Sustain-Cluster Environment

State Observation

At each timestep \(t\), the environment returns a detailed, variable-length observation \(s_t\). This observation is structured as a list of \(k_t\) task-feature vectors, one per pending task.

Per-Task Vector By default (in _get_obs of TaskSchedulingEnv), each pending task \(i\) is represented by a concatenated feature vector of length \(4 + 5 + 5N\) where:

  • Global Time Features (4 features): Sine/cosine encoding of the day of year and hour of day.

  • Task-Specific Features (5 features): Origin DC ID, CPU-core requirement, GPU requirement, estimated duration, and time remaining until SLA deadline.

  • Per-Datacenter Features (5 × N features): For each of the \(N\) datacenters: available CPU %, available GPU %, available memory %, current carbon intensity (kg CO₂/kWh), and current electricity price (USD/kWh).
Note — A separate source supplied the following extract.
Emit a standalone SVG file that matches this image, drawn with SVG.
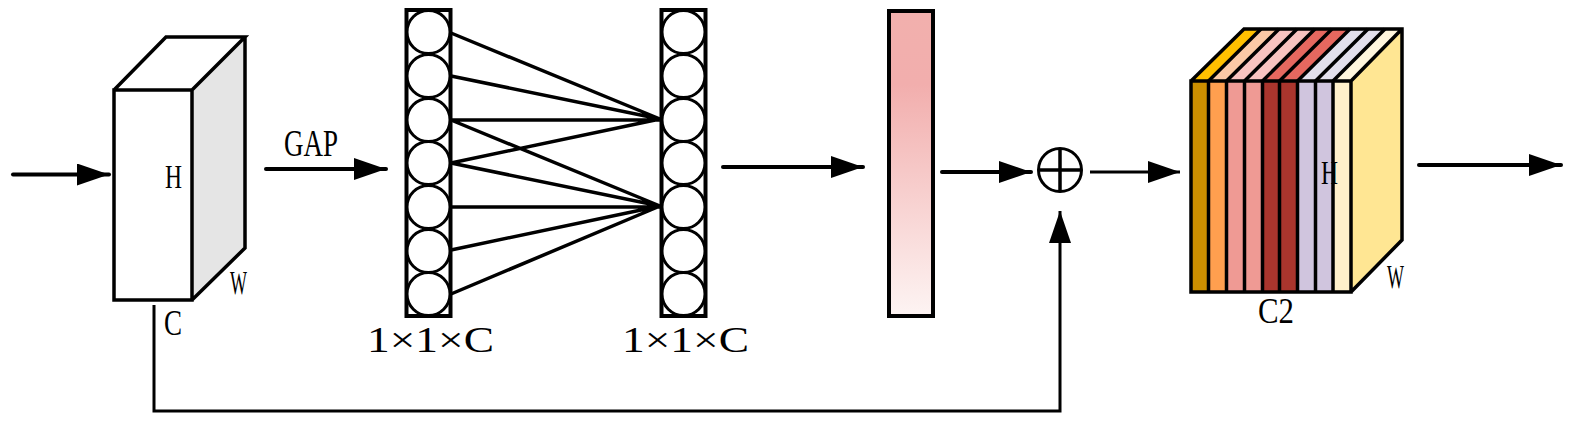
<svg xmlns="http://www.w3.org/2000/svg" width="1570" height="424" viewBox="0 0 1570 424">
<style>
.t{font-family:"Liberation Serif","Noto Serif",serif;fill:#000;stroke:none}
.s{fill:none;stroke:#000;stroke-width:3.5;stroke-linejoin:miter}
.c{fill:#fff;stroke:#000;stroke-width:3}
.l{fill:none;stroke:#000;stroke-width:3.5}
.a{fill:none;stroke:#000;stroke-width:4;stroke-linecap:round;marker-end:url(#h)}
.b{fill:none;stroke:#000;stroke-width:3;marker-end:url(#h)}
</style>
<defs>
<marker id="h" markerUnits="userSpaceOnUse" markerWidth="33" markerHeight="22" refX="32" refY="11" orient="auto"><path d="M0 0L32 11L0 22Z" fill="#000"/></marker>
<linearGradient id="g" x1="0" y1="0" x2="0" y2="1"><stop offset="0" stop-color="#f2b0ad"/><stop offset=".24" stop-color="#f2aead"/><stop offset="1" stop-color="#fdf4f3"/></linearGradient>
<g id="col"><rect x="-22" y="0" width="44" height="306" fill="#fff" stroke="#000" stroke-width="4"/>
<circle class="c" cx="0" cy="22" r="21.5"/><circle class="c" cx="0" cy="66" r="21.5"/><circle class="c" cx="0" cy="110" r="21.5"/><circle class="c" cx="0" cy="153" r="21.5"/><circle class="c" cx="0" cy="197" r="21.5"/><circle class="c" cx="0" cy="241" r="21.5"/><circle class="c" cx="0" cy="284" r="21.5"/></g>
</defs>
<g id="input-block">
<path d="M192 90L245 37V248L192 300Z" fill="#e5e5e5"/>
<path class="s" d="M114 90H192V300H114ZM114 90L166 37H245L192 90M245 37V248L192 300"/>
<text class="t" x="165" y="188" font-size="34" textLength="17" lengthAdjust="spacingAndGlyphs">H</text>
<text class="t" x="230" y="294" font-size="34" textLength="17" lengthAdjust="spacingAndGlyphs">W</text>
<text class="t" x="164" y="335" font-size="36" textLength="18" lengthAdjust="spacingAndGlyphs">C</text>
</g>
<g id="gap-label"><text class="t" x="284" y="156" font-size="37" textLength="54" lengthAdjust="spacingAndGlyphs">GAP</text></g>
<g id="fc-left"><use href="#col" x="428.500" y="10"/>
<text class="t" x="367" y="352" font-size="36" textLength="127" lengthAdjust="spacingAndGlyphs">1×1×C</text></g>
<g id="fc-right"><use href="#col" x="683.500" y="10"/>
<text class="t" x="622" y="352" font-size="36" textLength="127" lengthAdjust="spacingAndGlyphs">1×1×C</text></g>
<g id="weights"><rect x="889" y="11" width="44" height="305" fill="url(#g)" stroke="#000" stroke-width="4"/></g>
<g id="sum"><circle cx="1060" cy="170" r="21.500" fill="#fff" stroke="#000" stroke-width="3"/><path class="l" stroke-width="3" d="M1038 170H1082M1060 148V192"/></g>
<g id="output-block">
<path d="M1351 81L1402 29V240L1351 292Z" fill="#ffe693"/>
<path fill="#ffc000" d="M1191 81L1244 29H1261L1208 81Z"/>
<path fill="#fbc9a6" d="M1208 81L1261 29H1279L1226 81Z"/>
<path fill="#f8c3c0" d="M1226 81L1279 29H1315L1262 81Z"/>
<path fill="#e6685f" d="M1262 81L1315 29H1350L1297 81Z"/>
<path fill="#e2dfeb" d="M1297 81L1350 29H1385L1333 81Z"/>
<path fill="#fff6dd" d="M1333 81L1385 29H1402L1351 81Z"/>
<rect x="1191" y="81" width="17" height="211" fill="#cc8f00"/>
<rect x="1208" y="81" width="18" height="211" fill="#ff9f4f"/>
<rect x="1226" y="81" width="36" height="211" fill="#ef9a94"/>
<rect x="1262" y="81" width="35" height="211" fill="#aa352d"/>
<rect x="1297" y="81" width="36" height="211" fill="#d0c5de"/>
<rect x="1333" y="81" width="18" height="211" fill="#fff0cb"/>
<path class="s" d="M1191 81H1351V292H1191ZM1191 81L1244 29H1402V240L1351 292M1351 81L1402 29"/>
<path class="l" d="M1208.500 81V292M1226.500 81V292M1244.500 81V292M1262.500 81V292M1279.500 81V292M1297.500 81V292M1315.500 81V292M1333 81V292M1208.500 81L1261 29M1226.500 81L1279 29M1244.500 81L1297 29M1262.500 81L1315 29M1279.500 81L1332 29M1297.500 81L1350 29M1315.500 81L1368 29M1333 81L1385 29"/>
<text class="t" x="1321" y="184" font-size="34" textLength="17" lengthAdjust="spacingAndGlyphs">H</text>
<text class="t" x="1387" y="288" font-size="34" textLength="17" lengthAdjust="spacingAndGlyphs">W</text>
<text class="t" x="1258" y="323" font-size="36" textLength="36" lengthAdjust="spacingAndGlyphs">C2</text>
</g>
<g id="connectors">
<path class="a" d="M13 174.500H109"/>
<path class="a" d="M266 169H386"/>
<path class="a" d="M723 167H863"/>
<path class="a" d="M942 172H1031"/>
<path class="b" d="M1090 172H1180"/>
<path class="a" d="M1419 165H1561"/>
<path class="b" d="M154 305V411H1060V242V211"/>
<path class="l" d="M451 33L660 119M451 76L660 119M451 120H660M451 163L660 119M451 120L660 206M451 163L660 206M451 207H660M451 250L660 206M451 294L660 206"/>
</g>
</svg>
Because the number of pending tasks \(k_t\) can change between timesteps (i.e. \(k_t ≠ k_{t+1}\)), the overall shape of \(s_t\) varies. For example, \(s_t\) might be a list of 10 vectors (10 tasks), while \(s_{t+1}\) might be only 5 vectors (5 tasks).
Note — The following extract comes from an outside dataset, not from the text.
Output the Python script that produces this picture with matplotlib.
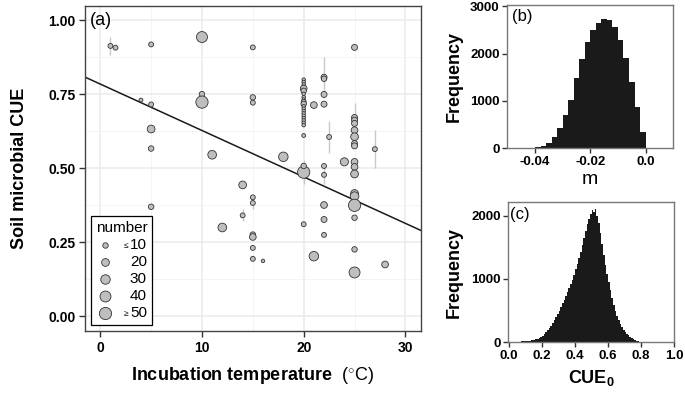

Handling Variability - Off-policy SAC agents use a FastReplayBuffer that pads each list of observations to a fixed max_tasks length and applies masking during batch updates. - On-policy agents (e.g. A2C) can process the variable-length list sequentially during rollouts, aggregating per-task values into a single state value.
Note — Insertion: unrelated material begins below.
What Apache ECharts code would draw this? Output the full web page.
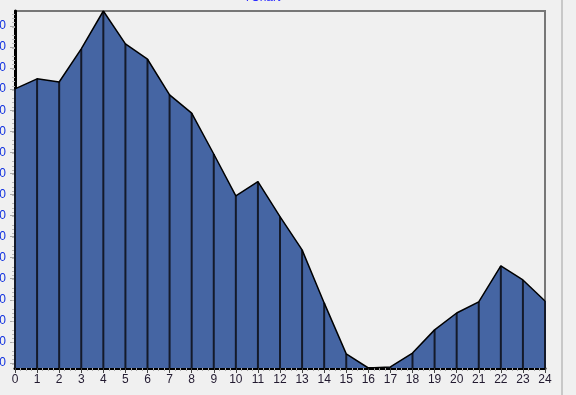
<!DOCTYPE html>
<html>
<head>
<meta charset="utf-8">
<script src="https://cdn.jsdelivr.net/npm/echarts@6/dist/echarts.min.js"></script>
<style>html,body{margin:0;padding:0;background:#f0f0f0;}#c{width:576px;height:395px;}</style>
</head>
<body>
<div id="c"></div>
<script>
var hours = [0,1,2,3,4,5,6,7,8,9,10,11,12,13,14,15,16,17,18,19,20,21,22,23,24];
var values = [130.1,134.9,133.4,149.1,167.1,151.5,144.2,127.3,118.6,99.2,79.3,86.1,69.5,53.7,28.5,4.3,-2.4,-1.9,4.7,15.7,23.7,29.0,46.1,39.4,29.4];
var yTicks = [0,10,20,30,40,50,60,70,80,90,100,110,120,130,140,150,160];
var xTicks = hours;
var titleText = 'TChart';

var yMin = Math.min.apply(null, values);
var yMax = Math.max.apply(null, values);
var pts = hours.map(function(h, i){ return [h, values[i]]; });

var chart = echarts.init(document.getElementById('c'), null, {renderer:'canvas'});
chart.setOption({
  backgroundColor: '#f0f0f0',
  animation: false,
  graphic: [
    {type:'rect', shape:{x:561, y:0, width:2, height:395}, style:{fill:'#c8c8c8'}, silent:true},
    {type:'text', x:262, y:4, style:{text:titleText, fill:'#2a2aff', font:'12px "Liberation Sans"', textAlign:'center', textVerticalAlign:'bottom'}}
  ],
  grid: {left:15, right:31, top:11, bottom:27, containLabel:false, outerBoundsMode:'none', show:true, borderColor:'#777', borderWidth:2, backgroundColor:'transparent'},
  xAxis: {
    type:'value', min:0, max:24, interval:1,
    axisLine:{show:true, onZero:false, lineStyle:{color:'#000', width:3}},
    axisTick:{show:true, length:5, lineStyle:{color:'#444', width:1}},
    minorTick:{show:true, splitNumber:4, length:3, lineStyle:{color:'#aaa', width:1}},
    splitLine:{show:false},
    axisLabel:{color:'#221a30', fontSize:12, fontFamily:'Liberation Sans', margin:6, customValues:xTicks}
  },
  yAxis: {
    type:'value', min:yMin, max:yMax, interval:10,
    axisLine:{show:true, onZero:false, lineStyle:{color:'#000', width:3}},
    axisTick:{show:true, length:5, lineStyle:{color:'#aaa', width:1}, customValues:yTicks},
    minorTick:{show:true, splitNumber:5, length:3, lineStyle:{color:'#bbb', width:1}},
    splitLine:{show:false},
    axisLabel:{color:'#1030e0', fontSize:12, fontFamily:'Liberation Sans', margin:9, customValues:yTicks}
  },
  series: [
    {type:'line', data:pts, symbol:'none', z:1, lineStyle:{width:0, opacity:0},
     areaStyle:{color:'#4565a3', opacity:1, origin:'start'}},
    {type:'custom', z:2, data:pts, renderItem:function(params, api){
       var top = api.coord([api.value(0), api.value(1)]);
       var bot = api.coord([api.value(0), yMin]);
       return {type:'line', shape:{x1:top[0], y1:top[1], x2:bot[0], y2:bot[1]}, style:{stroke:'#141a2a', lineWidth:2}};
    }},
    {type:'line', data:pts, symbol:'none', z:3, lineStyle:{color:'#000', width:1.5}}
  ]
});
</script>
</body>
</html>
Customization Users may override _get_obs to include additional information from self.cluster_manager.datacenters (e.g. pending queue lengths, detailed thermal state, forecasted CI) or self.current_tasks to craft bespoke state representations tailored to their agent architecture, scheduling strategy, or reward function.

Action Space

At each timestep \(t\), the agent receives the list of \(k_t\) pending tasks and must output one discrete action per task:

a_i ∈ {0, 1, …, N}
  • 0: defer the \(i\)-th task (it remains pending and is reconsidered in the next 15-minute step).

  • j (where \(1 ≤ j ≤ N\)): assign the \(i\)-th task to datacenter \(j\) (incurring any transmission cost or delay if \(j\) differs from the task’s origin).

Since \(k_t\) varies over time, the action requirement per timestep is also variable-length. See State Observation for how existing RL examples accommodate this in both off-policy and on-policy settings.

Reward Signal

After all \(k_t\) actions for timestep \(t\) are applied and the simulator advances, a single global scalar reward \(r_t\) is returned. This reward is computed by a configurable RewardFunction (see Reward Functions), which aggregates performance and sustainability metrics according to user-defined weights and objectives, for example:

  • Minimizing operational cost

  • Minimizing carbon footprint

  • Minimizing total energy consumption

  • Minimizing SLA violations

Users may extend or replace the default reward function to reflect custom operational goals and trade-offs.